Landfall is a tiny city east of St. Paul, right behind a Harley Davidson dealership on the edge of a small lake.
It's a mobile home park of about 700 residents. More than a quarter of them live in poverty, which the federal government defines as just short of $11,000 for an individual in 2009.
"You cannot live cheaper than living in Landfall," said Greg Feldbrugge, mayor of Landfall. Everyone knows him as "Flash", a nickname he earned during his days as a stockcar racer.
He moved here 13 years ago, and has been mayor for the last 4.
"My lot rent on my home is $273 a month. Everyone has to live somewhere and it's nice that you actually can have a yard and a garden and a dog and turn your music up if you so desire," he said. "And I mean, it's like owning a home, it's just that it's mobile home."
Down Feldbrugge's street of tidy snow-bundled homes and Christmas lights lives Josh Mars, who moved to Landfall from St. Paul with his six-year-old son a year and a half ago.
"Before this I was paying almost $1,000 a month and renting a two-bedroom home on the east side," he said. "Here I was able to quit my second job, and since I'm a single dad, that was kind of nice. I don't have to work two jobs anymore. I can just work one and I have a lot more time for my son."
Landfall is a community of the working poor -- 85 percent of households have someone working. It's mostly white, with a growing number of Latino families.
Mars calls Landfall an "awesome" neighborhood for kids.
Others agree. Twice in the past three years, this city, the poorest in the metro, has been named one of the 100 best communities for young people by America's Promise Initiative, a non-profit founded by former U.S. Secretary of State Colin Powell.
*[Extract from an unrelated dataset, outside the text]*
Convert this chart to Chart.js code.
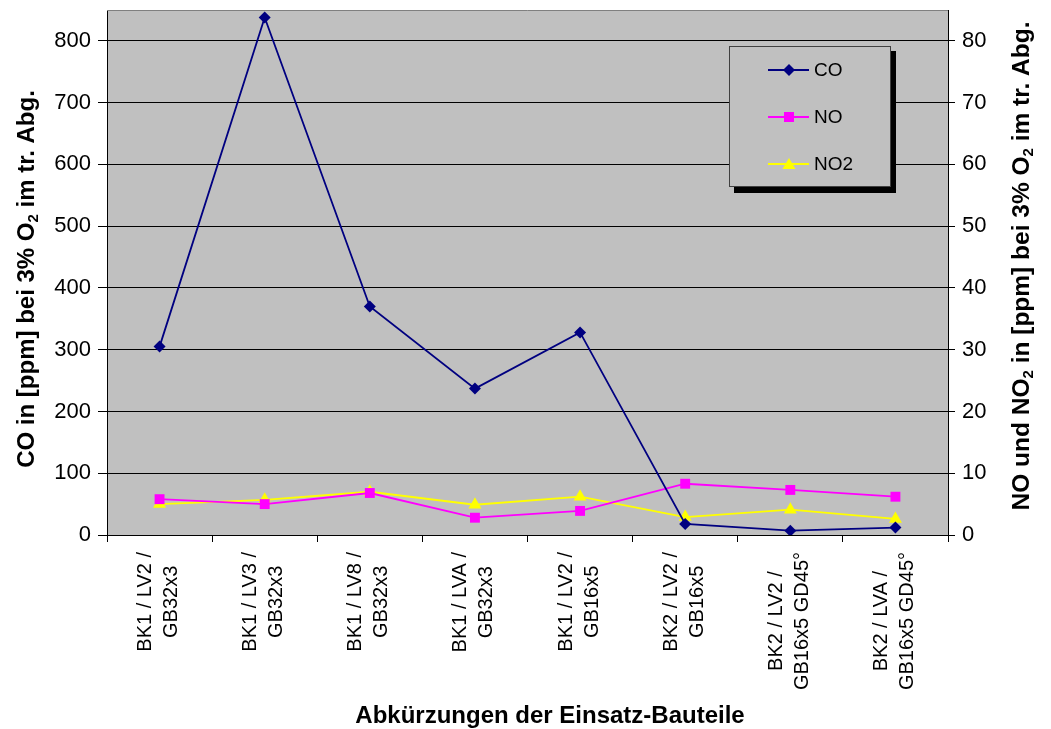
<!DOCTYPE html>
<html lang="de">
<head>
<meta charset="UTF-8">
<title>CO, NO und NO2 je Einsatz-Bauteil</title>
<script src="https://cdn.jsdelivr.net/npm/chart.js@4.4.0/dist/chart.umd.min.js"></script>
<style>
    html, body { margin: 0; padding: 0; background: #fff; }
</style>
</head>
<body>
<canvas id="chart" width="1051" height="729"></canvas>
<script>
// Werte
const categories = [
    ['BK1 / LV2 /', 'GB32x3'],
    ['BK1 / LV3 /', 'GB32x3'],
    ['BK1 / LV8 /', 'GB32x3'],
    ['BK1 / LVA /', 'GB32x3'],
    ['BK1 / LV2 /', 'GB16x5'],
    ['BK2 / LV2 /', 'GB16x5'],
    ['BK2 / LV2 /', 'GB16x5 GD45°'],
    ['BK2 / LVA /', 'GB16x5 GD45°']
];
const coValues = [305, 838, 370, 237, 328, 18, 7, 12];
const noValues = [5.8, 5.0, 6.8, 2.8, 3.9, 8.3, 7.3, 6.2];
const no2Values = [5.0, 5.7, 7.0, 4.9, 6.2, 2.9, 4.1, 2.6];
const leftMax = 850, leftStep = 100;
const rightMax = 85, rightStep = 10;

const FONT = '"Liberation Sans", Arial, sans-serif';

function richText(ctx, parts, cx, cy, angle, size) {
    const main = 'bold ' + size + 'px ' + FONT;
    const sub = 'bold ' + Math.round(size * 0.62) + 'px ' + FONT;
    ctx.save();
    ctx.translate(cx, cy);
    ctx.rotate(angle);
    ctx.textBaseline = 'middle';
    ctx.textAlign = 'left';
    ctx.fillStyle = '#000';
    let total = 0;
    const widths = parts.map(p => {
        ctx.font = p.sub ? sub : main;
        const w = ctx.measureText(p.t).width;
        total += w;
        return w;
    });
    let x = -total / 2;
    parts.forEach((p, i) => {
        ctx.font = p.sub ? sub : main;
        ctx.fillText(p.t, x, p.sub ? size * 0.3 : 0);
        x += widths[i];
    });
    ctx.restore();
}

function marker(ctx, style, x, y, color) {
    ctx.fillStyle = color;
    ctx.beginPath();
    if (style === 'rectRot') {
        ctx.moveTo(x, y - 6); ctx.lineTo(x + 6, y); ctx.lineTo(x, y + 6); ctx.lineTo(x - 6, y);
    } else if (style === 'rect') {
        ctx.rect(x - 5, y - 5, 10, 10);
    } else {
        ctx.moveTo(x, y - 6); ctx.lineTo(x + 6.5, y + 5); ctx.lineTo(x - 6.5, y + 5);
    }
    ctx.closePath();
    ctx.fill();
}

const decor = {
    id: 'decor',
    beforeDraw(chart) {
        const { ctx, chartArea: a } = chart;
        ctx.save();
        ctx.fillStyle = '#c0c0c0';
        ctx.fillRect(a.left, a.top, a.right - a.left, a.bottom - a.top);
        ctx.restore();
    },
    afterDraw(chart) {
        const { ctx, chartArea: a } = chart;
        ctx.save();
        ctx.strokeStyle = '#808080';
        ctx.lineWidth = 1;
        ctx.beginPath();
        ctx.moveTo(a.left, a.top + 0.5);
        ctx.lineTo(a.right, a.top + 0.5);
        ctx.stroke();

        // Kategorien, zentriert gesetzt wie im Original
        const xs = chart.scales.x;
        ctx.font = '20px ' + FONT;
        ctx.fillStyle = '#000';
        ctx.textAlign = 'center';
        ctx.textBaseline = 'middle';
        const lh = 26;
        categories.forEach((lines, i) => {
            const px = xs.getPixelForValue(i);
            const w = Math.max(...lines.map(l => ctx.measureText(l).width));
            ctx.save();
            ctx.translate(px - 1, a.bottom + 17);
            ctx.rotate(-Math.PI / 2);
            lines.forEach((l, j) => {
                ctx.fillText(l, -w / 2, (j - (lines.length - 1) / 2) * lh);
            });
            ctx.restore();
        });

        // Achsentitel
        richText(ctx, [{ t: 'CO in [ppm] bei 3% O' }, { t: '2', sub: true }, { t: ' im tr. Abg.' }],
            27, 279, -Math.PI / 2, 24);
        richText(ctx, [{ t: 'NO und NO' }, { t: '2', sub: true }, { t: ' in [ppm] bei 3% O' }, { t: '2', sub: true }, { t: ' im tr. Abg.' }],
            1022, 266, -Math.PI / 2, 24.5);
        richText(ctx, [{ t: 'Abkürzungen der Einsatz-Bauteile' }], 550, 716, 0, 24);

        // Legende
        ctx.fillStyle = '#000';
        ctx.fillRect(734, 51, 162, 142);
        ctx.fillStyle = '#c0c0c0';
        ctx.fillRect(729, 46, 162, 141);
        ctx.strokeStyle = '#404040';
        ctx.strokeRect(729.5, 46.5, 161, 140);
        const rows = [70, 117, 164];
        chart.data.datasets.forEach((ds, i) => {
            const y = rows[i];
            ctx.strokeStyle = ds.borderColor;
            ctx.lineWidth = 2;
            ctx.beginPath();
            ctx.moveTo(768, y);
            ctx.lineTo(809, y);
            ctx.stroke();
            marker(ctx, ds.pointStyle, 789, y, ds.backgroundColor);
            ctx.fillStyle = '#000';
            ctx.font = '19px ' + FONT;
            ctx.textBaseline = 'middle';
            ctx.textAlign = 'left';
            ctx.fillText(ds.label, 814, y + 1);
        });
        ctx.restore();
    }
};

const keepSteps = step => scale => {
    scale.ticks = scale.ticks.filter(t => Math.abs(t.value % step) < 1e-6);
};

new Chart(document.getElementById('chart'), {
    type: 'line',
    data: {
        labels: categories,
        datasets: [
            {
                label: 'CO', data: coValues, yAxisID: 'y',
                borderColor: '#000080', backgroundColor: '#000080',
                borderWidth: 1.8, pointStyle: 'rectRot', pointRadius: 6, pointBorderWidth: 0
            },
            {
                label: 'NO', data: noValues, yAxisID: 'y2',
                borderColor: '#ff00ff', backgroundColor: '#ff00ff',
                borderWidth: 1.8, pointStyle: 'rect', pointRadius: 7, pointBorderWidth: 0
            },
            {
                label: 'NO2', data: no2Values, yAxisID: 'y2',
                borderColor: '#ffff00', backgroundColor: '#ffff00',
                borderWidth: 1.8, pointStyle: 'triangle', pointRadius: 7.5, pointBorderWidth: 0
            }
        ]
    },
    options: {
        responsive: false,
        animation: false,
        layout: { padding: { top: 10, left: 0, right: 0, bottom: 0 } },
        plugins: { legend: { display: false }, tooltip: { enabled: false } },
        scales: {
            x: {
                offset: true,
                grid: { display: true, offset: true, drawOnChartArea: false, drawTicks: true, tickLength: 7, color: '#000' },
                border: { display: true, color: '#000' },
                ticks: { display: false, autoSkip: false },
                afterFit: s => { s.height = 194; s.paddingLeft = 0; s.paddingRight = 0; }
            },
            y: {
                position: 'left', min: 0, max: leftMax,
                afterBuildTicks: keepSteps(leftStep),
                grid: { color: '#000', tickLength: 9 },
                border: { display: true, color: '#000' },
                ticks: { stepSize: leftStep, padding: 7, color: '#000', font: { family: FONT, size: 22 } },
                afterFit: s => { s.width = 107; s.paddingTop = 0; s.paddingBottom = 0; }
            },
            y2: {
                position: 'right', min: 0, max: rightMax,
                afterBuildTicks: keepSteps(rightStep),
                grid: { drawOnChartArea: false, color: '#000', tickLength: 7 },
                border: { display: true, color: '#000' },
                ticks: { stepSize: rightStep, padding: 7, color: '#000', font: { family: FONT, size: 22 } },
                afterFit: s => { s.width = 103; s.paddingTop = 0; s.paddingBottom = 0; }
            }
        }
    },
    plugins: [decor]
});
</script>
</body>
</html>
Landfall has benefited from a lot of non-profit investment. Seventeen years ago, Family Means, a Stillwater social service agency, flagged Landfall as a place that could use some help.
According to Tom Yuska, a community organizer for Family Means, the biggest complaint from parents was there was nothing for kids to do.
Now, Yuska runs a teen center, a bike shop and a computer lab right inside city hall called the "investigation station."
"Artists come in -- we get grants to bring in artists -- we have a county extension service person come in and do cooking and nutrition classes, we'll do field trips, we've done summer soccer programs for younger kids," he said. "One of the things I do in summer is run a youth bike program here where I teach kids how to fix bikes and they can use that knowledge to earn bikes, and we also go on bike rides."
Up to 90 percent the 150 kids in Landfall are on free or reduced lunch.
Mayor Feldbrugge credits Family Means with a steep drop in juvenile crime. As he parks behind city hall, the mayor intercepts workers loading pop into vending machines and tells them to put a sticker on the machine with their phone number. The kids have been calling him each time the machine eats their dollars:
"'Hey, the pop machine robbed me,' [they say], and I'll either give them a dollar or tell to come over to my house and I'll give you a can of pop," Feldbrugge said.
As mayor of a poor community, Feldbrugge is well aware of the social problems some of his residents face. He wishes for more parent involvement. He worries about alcoholics and hoarders. He finds himself part social worker, setting up regular bus trips to the food shelf, and part handyman.
"A lot of the people this weekend, because of the heavy snow, it blocked their furnace vents. In fact these people right here, I went up and shoveled off their roof, right there," he said.
Flash says he can't understand why there's not a waiting list to get into Landfall. There are 10 spots available.
He pulls up to City Hall. It's the end of the tour. He mentions the town's upcoming Christmas party. The 100 best communities for young people designation came with a small grant for a community celebration, and they'll be giving Christmas presents to all the kids.
The poverty data from the American Community Survey tell Flash what he already knows.
"We're poor but we're not losers," he said.